[start of DATASET RECORDS]
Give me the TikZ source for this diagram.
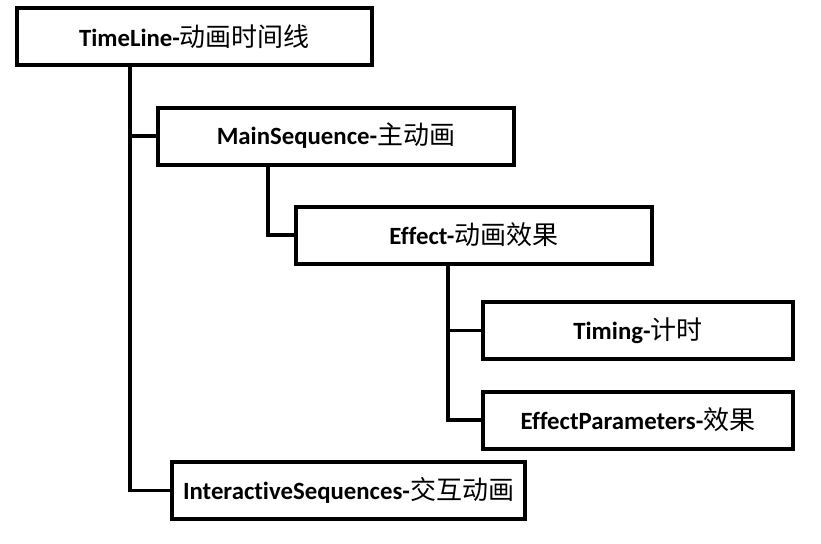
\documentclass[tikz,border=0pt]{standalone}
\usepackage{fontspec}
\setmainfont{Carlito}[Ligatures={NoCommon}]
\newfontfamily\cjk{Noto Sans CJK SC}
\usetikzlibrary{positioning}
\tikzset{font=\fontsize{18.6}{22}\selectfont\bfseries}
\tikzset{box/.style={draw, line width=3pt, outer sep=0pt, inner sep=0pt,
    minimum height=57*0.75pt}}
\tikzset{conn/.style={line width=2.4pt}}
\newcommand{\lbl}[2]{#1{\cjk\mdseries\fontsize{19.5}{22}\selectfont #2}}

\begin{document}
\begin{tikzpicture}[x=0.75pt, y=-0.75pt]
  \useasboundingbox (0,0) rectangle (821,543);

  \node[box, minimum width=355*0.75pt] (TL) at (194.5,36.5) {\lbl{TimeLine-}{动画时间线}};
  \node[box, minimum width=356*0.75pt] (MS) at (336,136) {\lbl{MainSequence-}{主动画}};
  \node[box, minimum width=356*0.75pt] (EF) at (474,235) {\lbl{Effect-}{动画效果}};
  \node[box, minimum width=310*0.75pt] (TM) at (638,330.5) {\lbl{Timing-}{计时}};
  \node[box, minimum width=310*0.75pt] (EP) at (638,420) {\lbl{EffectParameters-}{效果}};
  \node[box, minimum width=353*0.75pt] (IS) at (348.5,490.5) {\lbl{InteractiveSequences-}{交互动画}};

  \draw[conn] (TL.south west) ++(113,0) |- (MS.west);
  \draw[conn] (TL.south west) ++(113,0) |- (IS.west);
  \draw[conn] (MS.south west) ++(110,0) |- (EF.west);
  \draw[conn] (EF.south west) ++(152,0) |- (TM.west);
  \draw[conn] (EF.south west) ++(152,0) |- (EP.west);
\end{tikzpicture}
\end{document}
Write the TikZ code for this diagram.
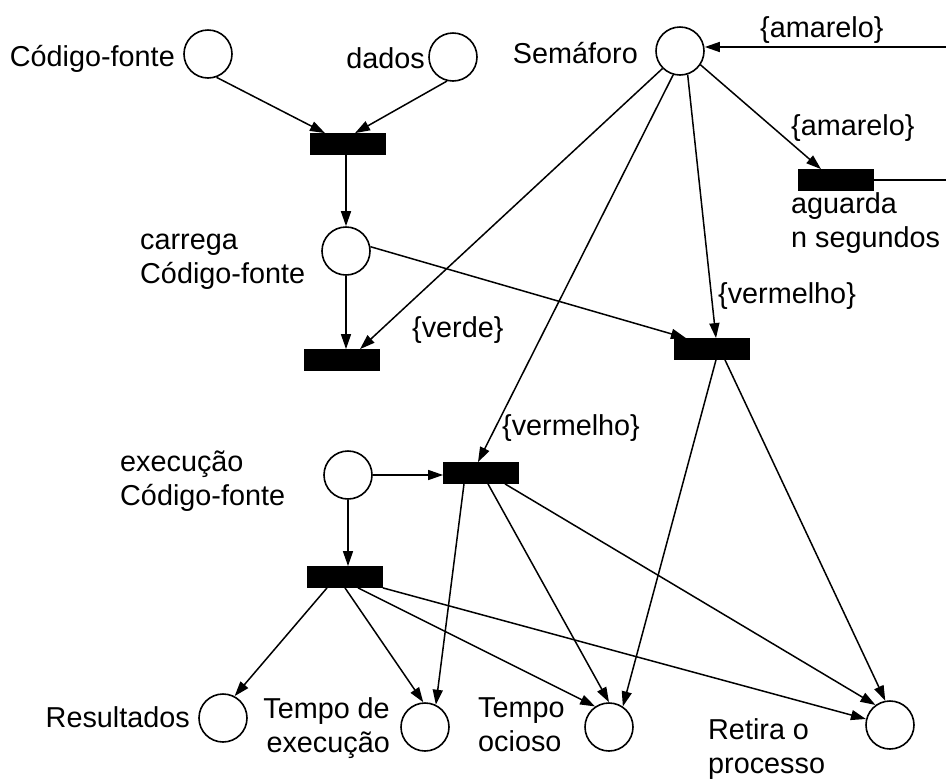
[end of DATASET RECORDS]
### EXERCISE DESCRIPTION
Filter the entries and copy out every line with the word "this".

### EXERCISE OUTPUT
Give me the TikZ source for this diagram.
Write the TikZ code for this diagram.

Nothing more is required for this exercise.